* **Data block**:
□ □ □ □

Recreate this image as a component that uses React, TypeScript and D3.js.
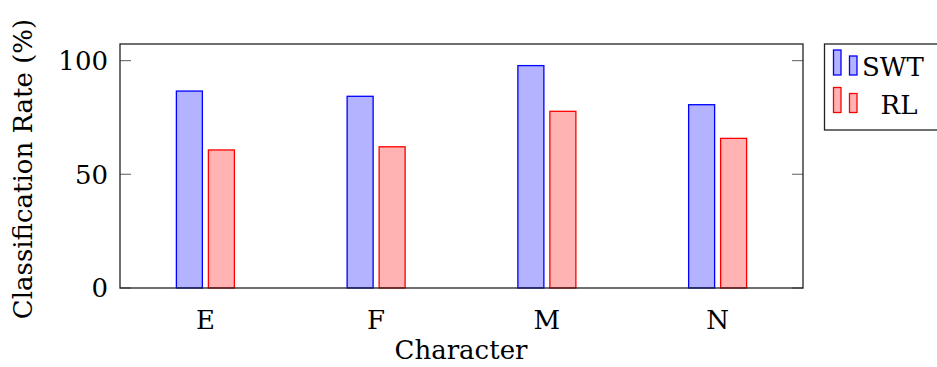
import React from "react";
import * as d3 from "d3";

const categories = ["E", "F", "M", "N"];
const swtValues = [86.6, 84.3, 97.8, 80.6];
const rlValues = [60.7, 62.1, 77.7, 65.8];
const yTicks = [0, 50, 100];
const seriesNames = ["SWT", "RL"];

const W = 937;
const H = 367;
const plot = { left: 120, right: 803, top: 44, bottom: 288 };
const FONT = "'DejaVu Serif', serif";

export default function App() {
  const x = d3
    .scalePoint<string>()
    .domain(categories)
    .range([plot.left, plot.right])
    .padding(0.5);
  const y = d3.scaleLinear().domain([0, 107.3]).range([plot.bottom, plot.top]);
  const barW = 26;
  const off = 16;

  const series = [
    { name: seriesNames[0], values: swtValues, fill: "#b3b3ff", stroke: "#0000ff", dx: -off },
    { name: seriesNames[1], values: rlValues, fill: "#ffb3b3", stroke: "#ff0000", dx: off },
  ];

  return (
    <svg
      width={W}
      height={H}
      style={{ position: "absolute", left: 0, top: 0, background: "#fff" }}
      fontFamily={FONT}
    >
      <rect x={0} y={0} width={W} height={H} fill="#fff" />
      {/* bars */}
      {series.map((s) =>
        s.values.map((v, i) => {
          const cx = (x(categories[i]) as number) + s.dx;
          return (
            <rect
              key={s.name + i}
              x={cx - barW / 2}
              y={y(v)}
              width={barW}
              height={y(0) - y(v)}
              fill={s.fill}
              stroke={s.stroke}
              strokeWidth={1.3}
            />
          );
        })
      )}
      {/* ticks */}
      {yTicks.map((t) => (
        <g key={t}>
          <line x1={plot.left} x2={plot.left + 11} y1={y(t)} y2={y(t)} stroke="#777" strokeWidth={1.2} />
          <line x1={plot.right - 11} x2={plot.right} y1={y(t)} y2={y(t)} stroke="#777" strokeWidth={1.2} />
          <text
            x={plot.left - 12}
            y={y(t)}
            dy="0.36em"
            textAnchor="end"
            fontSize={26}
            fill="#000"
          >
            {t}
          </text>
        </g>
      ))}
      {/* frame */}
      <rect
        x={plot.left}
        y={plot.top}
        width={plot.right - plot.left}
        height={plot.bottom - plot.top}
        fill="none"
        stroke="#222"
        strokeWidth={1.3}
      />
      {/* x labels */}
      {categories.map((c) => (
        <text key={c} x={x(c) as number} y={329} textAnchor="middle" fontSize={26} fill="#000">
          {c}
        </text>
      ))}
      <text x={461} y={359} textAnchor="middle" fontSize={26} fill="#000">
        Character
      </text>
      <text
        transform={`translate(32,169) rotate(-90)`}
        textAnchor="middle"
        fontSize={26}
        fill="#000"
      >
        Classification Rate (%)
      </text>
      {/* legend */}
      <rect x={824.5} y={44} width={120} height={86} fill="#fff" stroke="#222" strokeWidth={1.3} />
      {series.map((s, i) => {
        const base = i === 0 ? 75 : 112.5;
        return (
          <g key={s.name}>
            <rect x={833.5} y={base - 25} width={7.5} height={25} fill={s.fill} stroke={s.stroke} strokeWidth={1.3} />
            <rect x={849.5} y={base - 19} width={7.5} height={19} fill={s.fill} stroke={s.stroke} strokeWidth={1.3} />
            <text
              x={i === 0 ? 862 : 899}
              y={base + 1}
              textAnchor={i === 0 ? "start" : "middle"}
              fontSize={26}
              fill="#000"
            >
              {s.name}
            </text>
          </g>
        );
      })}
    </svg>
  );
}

□ □ □ □

* **What is needed**:
Please take the lines from the beginning of the data above through the line holding "const off = 16;" and transcribe them exactly, without any pictures.

* **Result of the task**:
Recreate this image as a component that uses React, TypeScript and D3.js.
import React from "react";
import * as d3 from "d3";

const categories = ["E", "F", "M", "N"];
const swtValues = [86.6, 84.3, 97.8, 80.6];
const rlValues = [60.7, 62.1, 77.7, 65.8];
const yTicks = [0, 50, 100];
const seriesNames = ["SWT", "RL"];

const W = 937;
const H = 367;
const plot = { left: 120, right: 803, top: 44, bottom: 288 };
const FONT = "'DejaVu Serif', serif";

export default function App() {
  const x = d3
    .scalePoint<string>()
    .domain(categories)
    .range([plot.left, plot.right])
    .padding(0.5);
  const y = d3.scaleLinear().domain([0, 107.3]).range([plot.bottom, plot.top]);
  const barW = 26;
  const off = 16;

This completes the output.